I've been able to change the resolution (up to 1920x1440) and bitrate, but not the white balance. (n) There is a program on the device that is taking a photo, adjusting the balance/color, and changing things... I am not smart enough to understand how it does this or if it could be modified. Maybe someone else can figure it out?

However, if you want to try the 1920x1440 resolution change, here are the files for that.

Warning: There are two versions of the device, v1 and v2. Choose the right firmware for your model! The version of your model is listed under Settings > About. FYI - With the 1440 resolution mod, video file playback on the device is funky.

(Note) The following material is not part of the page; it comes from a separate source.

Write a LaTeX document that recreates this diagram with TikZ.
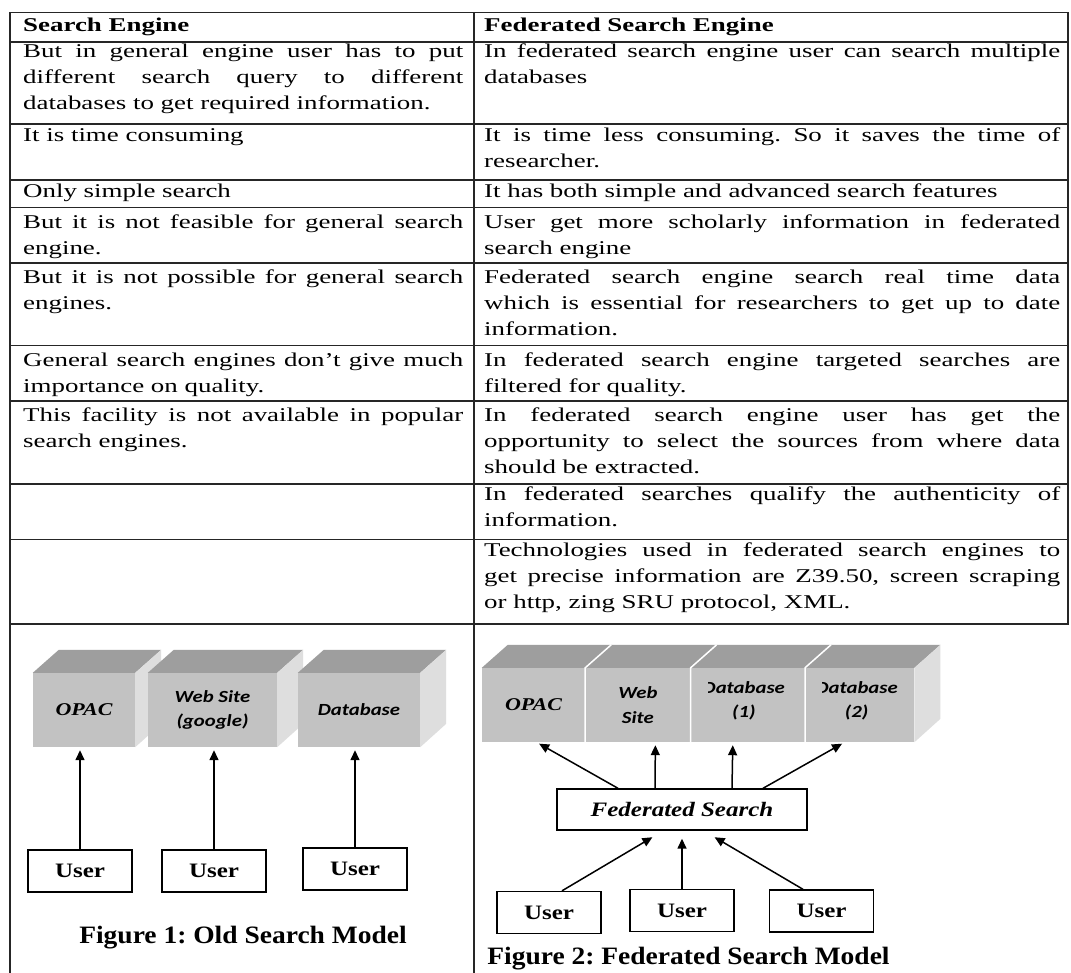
\documentclass[tikz,border=0pt]{standalone}
\usepackage{fontspec}
\setmainfont{Liberation Serif}[FakeStretch=1.38]
\newfontfamily\figfont{Liberation Serif}[FakeStretch=1.22]
\newfontfamily\capfont{Liberation Serif}[FakeStretch=1.1]
\newfontfamily\boxfont{Carlito}[FakeStretch=1.22]
\usetikzlibrary{arrows.meta,calc,positioning}

\definecolor{cubefront}{RGB}{194,194,194}
\definecolor{cubetop}{RGB}{158,158,158}
\definecolor{cubeside}{RGB}{222,222,222}

\hyphenpenalty=10000
\tolerance=9999
\frenchspacing

% top and right faces behind the front faces #1 ... #2
\newcommand\cubeback[2]{%
	\fill[cubetop] (#1.north west) -- ++(26,-23) -- ($(#2.north east)+(26,-23)$) -- (#2.north east) -- cycle;
	\fill[cubeside] (#2.north east) -- ++(26,-23) -- ++(0,74) -- (#2.south east) -- cycle;}

\begin{document}
\begin{tikzpicture}[x=1pt,y=-1pt,
	grid/.style={line width=1.6pt,line cap=rect,black!85},
	cell/.style={anchor=base west,inner sep=0pt,align=justify,font=\fontsize{19.5}{26}\selectfont},
	lcell/.style={cell,text width=440pt},
	rcell/.style={cell,text width=576pt},
	cube/.style={fill=cubefront,inner sep=0pt,minimum height=74pt,align=center},
	serifbox/.style={font=\figfont\fontsize{18}{21}\selectfont\bfseries\itshape},
	sansbox/.style={font=\boxfont\bfseries\itshape\fontsize{17}{24.5}\selectfont},
	user/.style={draw,line width=1.4pt,inner sep=0pt,minimum width=104pt,minimum height=42pt,font=\figfont\fontsize{20.5}{24}\selectfont\bfseries},
	fed/.style={draw,line width=1.4pt,inner sep=0pt,minimum width=250pt,minimum height=41pt,font=\figfont\fontsize{20.5}{24}\selectfont\bfseries\itshape},
	conn/.style={line width=1.5pt,-{Triangle[length=10pt,width=9pt]},shorten >=3pt},
	caption/.style={anchor=base,inner sep=0pt,font=\capfont\fontsize{25}{29}\selectfont\bfseries}]

	\fill[white,use as bounding box] (0,0) rectangle (1071,972);

	% table rules
	\foreach \y in {12.3,41.7,124,180,207.3,262.7,345.3,400.7,484,539.3,624}
		\draw[grid] (10,\y) -- (1068,\y);
	\draw[grid] (10,12.3) -- (10,972);
	\draw[grid] (474,12.3) -- (474,972);
	\draw[grid] (1068,12.3) -- (1068,624);

	\node[lcell] (hdl) at (23,31) {\bfseries Search Engine};
	\node[rcell] (hdr) at (484,31) {\bfseries Federated Search Engine};

	\node[lcell] (l1) at (23,57.5) {But in general engine user has to put\linebreak different search query to different\linebreak databases to get required information.};
	\node[rcell] (r1) at (484,57.5) {In federated search engine user can search multiple\linebreak databases};
	\node[lcell] (l2) at (23,141.7) {It is time consuming};
	\node[rcell] (r2) at (484,141.7) {It is time less consuming. So it saves the time of\linebreak researcher.};
	\node[lcell] (l3) at (23,197) {Only simple search};
	\node[rcell] (r3) at (484,197) {It has both simple and advanced search features};
	\node[lcell] (l4) at (23,228.3) {But it is not feasible for general search\linebreak engine.};
	\node[rcell] (r4) at (484,228.3) {User get more scholarly information in federated\linebreak search engine};
	\node[lcell] (l5) at (23,283.3) {But it is not possible for general search\linebreak engines.};
	\node[rcell] (r5) at (484,283.3) {Federated search engine search real time data\linebreak which is essential for researchers to get up to date\linebreak information.};
	\node[lcell] (l6) at (23,366.7) {General search engines don't give much\linebreak importance on quality.};
	\node[rcell] (r6) at (484,366.7) {In federated search engine targeted searches are\linebreak filtered for quality.};
	\node[lcell] (l7) at (23,421.7) {This facility is not available in popular\linebreak search engines.};
	\node[rcell] (r7) at (484,421.7) {In federated search engine user has get the\linebreak opportunity to select the sources from where data\linebreak should be extracted.};
	\node[rcell] (r8) at (484,500) {In federated searches qualify the authenticity of\linebreak information.};
	\node[rcell] (r9) at (484,556) {Technologies used in federated search engines to\linebreak get precise information are Z39.50, screen scraping\linebreak or http, zing SRU protocol, XML.};

	% old search model
	\node[cube,serifbox,minimum width=102pt] (opac1) at (84,710) {OPAC};
	\cubeback{opac1}{opac1}
	\node[cube,sansbox,minimum width=129pt] (web1) at (212.5,710) {Web Site\\(google)};
	\cubeback{web1}{web1}
	\node[cube,sansbox,minimum width=122pt] (db1) at (359,710) {Database};
	\cubeback{db1}{db1}

	\node[user] (u11) at (80,871) {User};
	\node[user] (u12) at (214,871) {User};
	\node[user] (u13) at (355,869) {User};
	\draw[conn] (u11.north) -- (u11.north |- opac1.south);
	\draw[conn] (u12.north) -- (u12.north |- web1.south);
	\draw[conn] (u13.north) -- (u13.north |- db1.south);

	\node[caption] (cap1) at (243,943) {Figure 1: Old Search Model};

	% federated search model
	\node[cube,serifbox,minimum width=103pt] (opac2) at (533.5,705) {OPAC};
	\node[cube,sansbox,minimum width=105pt,right=0pt of opac2] (web2) {Web\\Site};
	\node[cube,minimum width=114pt,right=0pt of web2] (db21) {};
	\node[cube,minimum width=109pt,right=0pt of db21] (db22) {};
	\cubeback{opac2}{db22}
	\foreach \n in {web2,db21,db22}
		\draw[white,line width=1.5pt] (\n.south west) -- (\n.north west) -- ++(26,-23);
	\begin{scope}
		\clip ([xshift=18pt]db21.south west) rectangle (db21.north east);
		\node[sansbox,align=center] (db21txt) at ([xshift=-4pt,yshift=4pt]db21.center) {Database\\(1)};
	\end{scope}
	\begin{scope}
		\clip ([xshift=17pt]db22.south west) rectangle (db22.north east);
		\node[sansbox,align=center] (db22txt) at ([xshift=-3pt,yshift=4pt]db22.center) {Database\\(2)};
	\end{scope}

	\node[fed] (fs) at (682,809.5) {Federated Search};
	\draw[conn] ([xshift=-64pt]fs.north) -- ([xshift=3pt]opac2.south);
	\draw[conn] ([xshift=-27pt]fs.north) -- ([xshift=17.5pt]web2.south);
	\draw[conn] ([xshift=50pt]fs.north) -- ([xshift=-15pt]db21.south);
	\draw[conn] ([xshift=81pt]fs.north) -- ([xshift=-15pt]db22.south);

	\node[user] (u21) at (549,912.5) {User};
	\node[user] (u22) at (682,910.5) {User};
	\node[user] (u23) at (821.5,911) {User};
	\draw[conn] ([xshift=13pt]u21.north) -- ([xshift=-27pt,yshift=-5pt]fs.south);
	\draw[conn] (u22.north) -- ([yshift=-5pt]fs.south);
	\draw[conn] ([xshift=-18.5pt]u23.north) -- ([xshift=30pt,yshift=-5pt]fs.south);

	\node[caption] (cap2) at (688.5,964) {Figure 2: Federated Search Model};
\end{tikzpicture}
\end{document}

v1 - Higher Resolution Mod
v2 - Higher Resolution Mod (This is untested, I don't have a v2)

Here's a screenshot from a 1440p capture (with the sharpness set to off (-2.0), not too bad.
View attachment 14061

Thanks for the firmware links. I will give it a try after I digitised some of my existing films to do a comparison.

I have seen this video and it is indeed better. I am having the V2.0 based on what the software tells me. And I was told "Reelz" is shipped with V1.0 and "Reels" is shipped with V2.0.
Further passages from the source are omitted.